De fato, dias depois de o depoimento do empreiteiro ter vazado, no fim de março, o advogado José Luiz Carlos de Lima, contratado posteriormente à prisão de Gilmar da Montana, apareceu com outra versão. Segundo Lima, houve “distorções” das declarações de seu cliente. O depoimento prestado a dois promotores e a uma advogada dentro do Ministério Público, alegou o defensor, ocorreu em condições “de absoluto estresse emocional e debilidade física” do acusado, que estaria sob efeito de tranquilizantes. No MP potiguar, a versão não é levada a sério.

Um dos principais objetivos do esquema de pagamentos de propina, insistiu Barbosa, era articular com a então governadora Wilma de Faria a implantação da inspeção veicular obrigatória no estado. Para essa missão, o filho de Wilma, Lauro Maia, receberia 10 mil reais por mês de Olímpio. O dinheiro provinha da arrecadação da Central de Registros de Contratos (CRC), que funcionava como uma espécie de cartório para autenticação de todos os processos de veículos financiados, em transferência ou alienados no estado. Lauro Maia é velho conhecido da crônica policial potiguar. Em 2008, foi preso durante a Operação Hígia, da PF, acusado de desviar 36 milhões de reais do sistema público de saúde local.

Barbosa informou ainda que Olímpio teria pago 300 mil reais ao deputado estadual Ezequiel Ferreira de Sousa (PTB) para elaboração e aprovação da lei que instituiu a inspeção veicular obrigatória no Rio Grande do Norte, em agosto de 2009. Segundo o lobista, o ex-governador Iberê Ferreira teria participado do esquema e seria beneficiário de 15% de toda arrecadação feita pela quadrilha.
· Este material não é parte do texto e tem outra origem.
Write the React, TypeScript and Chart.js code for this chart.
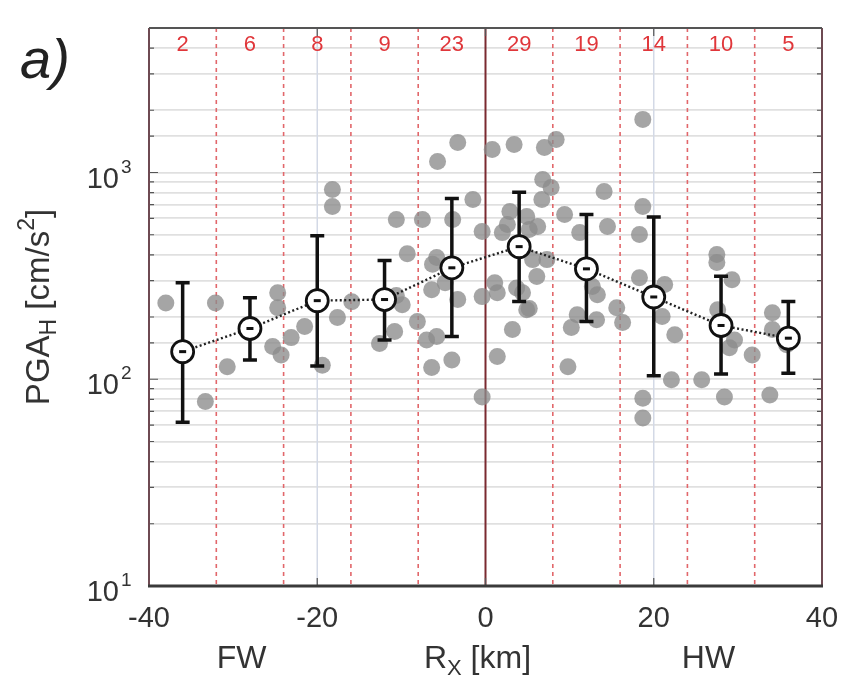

Mesmo porcentual a que teria direito a ex-governadora Wilma de Faria. A João Faustino Neto, diz Barbosa, caberia um naco menor, de 10%.

Os acusados negam a participação no esquema.


Nota do blog:  Aloysio Nunes Ferreira veio visitar João Faustino na prisão nos primeiros dias depois da Operação Sinal Fechado.  Ferreira também é testemunha arrolada pela defesa de George Olímpio.  Aí tem.